• [Available data]:
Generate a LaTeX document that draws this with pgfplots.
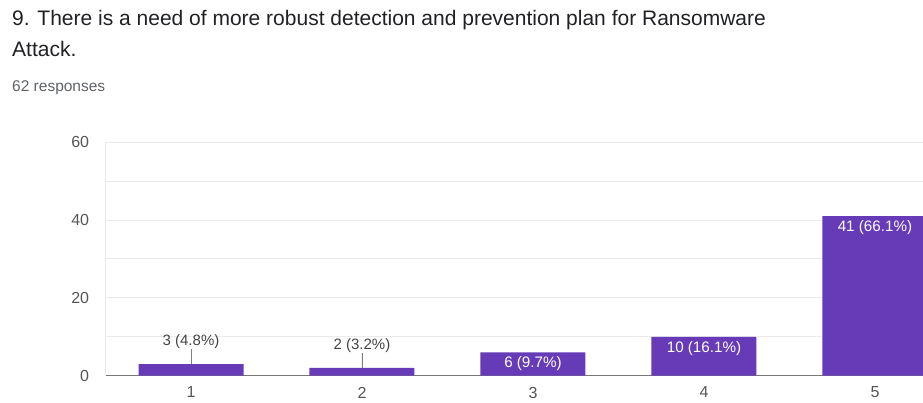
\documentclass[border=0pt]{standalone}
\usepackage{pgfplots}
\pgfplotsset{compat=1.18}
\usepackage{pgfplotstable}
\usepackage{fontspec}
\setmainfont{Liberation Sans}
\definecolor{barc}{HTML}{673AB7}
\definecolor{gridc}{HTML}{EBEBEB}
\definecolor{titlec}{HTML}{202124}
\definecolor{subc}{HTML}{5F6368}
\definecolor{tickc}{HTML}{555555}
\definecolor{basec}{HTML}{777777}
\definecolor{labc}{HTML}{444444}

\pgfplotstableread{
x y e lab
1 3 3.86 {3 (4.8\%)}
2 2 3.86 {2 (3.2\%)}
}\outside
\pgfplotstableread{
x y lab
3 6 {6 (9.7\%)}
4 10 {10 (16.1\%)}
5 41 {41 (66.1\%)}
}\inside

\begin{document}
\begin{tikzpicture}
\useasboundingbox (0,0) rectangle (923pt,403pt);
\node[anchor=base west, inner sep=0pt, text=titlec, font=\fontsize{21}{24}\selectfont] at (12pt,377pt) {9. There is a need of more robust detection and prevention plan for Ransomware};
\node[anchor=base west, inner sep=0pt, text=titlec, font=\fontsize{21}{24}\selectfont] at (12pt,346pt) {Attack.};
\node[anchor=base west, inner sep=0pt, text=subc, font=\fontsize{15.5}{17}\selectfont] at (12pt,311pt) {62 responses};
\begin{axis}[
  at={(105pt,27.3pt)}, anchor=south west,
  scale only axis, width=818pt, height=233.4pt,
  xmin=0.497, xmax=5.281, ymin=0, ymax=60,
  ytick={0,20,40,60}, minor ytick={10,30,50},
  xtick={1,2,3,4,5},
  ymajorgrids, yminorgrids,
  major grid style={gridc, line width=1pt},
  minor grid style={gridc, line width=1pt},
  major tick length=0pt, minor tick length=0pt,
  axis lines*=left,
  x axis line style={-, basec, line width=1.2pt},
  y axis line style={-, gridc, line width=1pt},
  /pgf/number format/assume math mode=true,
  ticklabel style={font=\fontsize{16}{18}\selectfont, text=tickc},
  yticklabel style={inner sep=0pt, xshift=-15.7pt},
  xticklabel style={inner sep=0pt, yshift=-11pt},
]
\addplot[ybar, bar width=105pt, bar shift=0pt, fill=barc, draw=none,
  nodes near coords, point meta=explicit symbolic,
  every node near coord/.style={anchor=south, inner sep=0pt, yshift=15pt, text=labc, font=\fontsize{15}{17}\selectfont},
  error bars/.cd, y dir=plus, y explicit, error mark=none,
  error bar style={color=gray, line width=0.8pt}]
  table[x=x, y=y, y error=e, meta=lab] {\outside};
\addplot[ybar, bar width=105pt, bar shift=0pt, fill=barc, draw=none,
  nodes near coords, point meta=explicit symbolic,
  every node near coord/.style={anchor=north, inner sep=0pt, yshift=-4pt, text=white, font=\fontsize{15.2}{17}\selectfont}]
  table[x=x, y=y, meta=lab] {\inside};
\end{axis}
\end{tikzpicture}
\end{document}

• [Objective]: Using the data above, write out every line exactly, leaving the images behind.

• [Answer]:
Generate a LaTeX document that draws this with pgfplots.
\documentclass[border=0pt]{standalone}
\usepackage{pgfplots}
\pgfplotsset{compat=1.18}
\usepackage{pgfplotstable}
\usepackage{fontspec}
\setmainfont{Liberation Sans}
\definecolor{barc}{HTML}{673AB7}
\definecolor{gridc}{HTML}{EBEBEB}
\definecolor{titlec}{HTML}{202124}
\definecolor{subc}{HTML}{5F6368}
\definecolor{tickc}{HTML}{555555}
\definecolor{basec}{HTML}{777777}
\definecolor{labc}{HTML}{444444}

\pgfplotstableread{
x y e lab
1 3 3.86 {3 (4.8\%)}
2 2 3.86 {2 (3.2\%)}
}\outside
\pgfplotstableread{
x y lab
3 6 {6 (9.7\%)}
4 10 {10 (16.1\%)}
5 41 {41 (66.1\%)}
}\inside

\begin{document}
\begin{tikzpicture}
\useasboundingbox (0,0) rectangle (923pt,403pt);
\node[anchor=base west, inner sep=0pt, text=titlec, font=\fontsize{21}{24}\selectfont] at (12pt,377pt) {9. There is a need of more robust detection and prevention plan for Ransomware};
\node[anchor=base west, inner sep=0pt, text=titlec, font=\fontsize{21}{24}\selectfont] at (12pt,346pt) {Attack.};
\node[anchor=base west, inner sep=0pt, text=subc, font=\fontsize{15.5}{17}\selectfont] at (12pt,311pt) {62 responses};
\begin{axis}[
  at={(105pt,27.3pt)}, anchor=south west,
  scale only axis, width=818pt, height=233.4pt,
  xmin=0.497, xmax=5.281, ymin=0, ymax=60,
  ytick={0,20,40,60}, minor ytick={10,30,50},
  xtick={1,2,3,4,5},
  ymajorgrids, yminorgrids,
  major grid style={gridc, line width=1pt},
  minor grid style={gridc, line width=1pt},
  major tick length=0pt, minor tick length=0pt,
  axis lines*=left,
  x axis line style={-, basec, line width=1.2pt},
  y axis line style={-, gridc, line width=1pt},
  /pgf/number format/assume math mode=true,
  ticklabel style={font=\fontsize{16}{18}\selectfont, text=tickc},
  yticklabel style={inner sep=0pt, xshift=-15.7pt},
  xticklabel style={inner sep=0pt, yshift=-11pt},
]
\addplot[ybar, bar width=105pt, bar shift=0pt, fill=barc, draw=none,
  nodes near coords, point meta=explicit symbolic,
  every node near coord/.style={anchor=south, inner sep=0pt, yshift=15pt, text=labc, font=\fontsize{15}{17}\selectfont},
  error bars/.cd, y dir=plus, y explicit, error mark=none,
  error bar style={color=gray, line width=0.8pt}]
  table[x=x, y=y, y error=e, meta=lab] {\outside};
\addplot[ybar, bar width=105pt, bar shift=0pt, fill=barc, draw=none,
  nodes near coords, point meta=explicit symbolic,
  every node near coord/.style={anchor=north, inner sep=0pt, yshift=-4pt, text=white, font=\fontsize{15.2}{17}\selectfont}]
  table[x=x, y=y, meta=lab] {\inside};
\end{axis}
\end{tikzpicture}
\end{document}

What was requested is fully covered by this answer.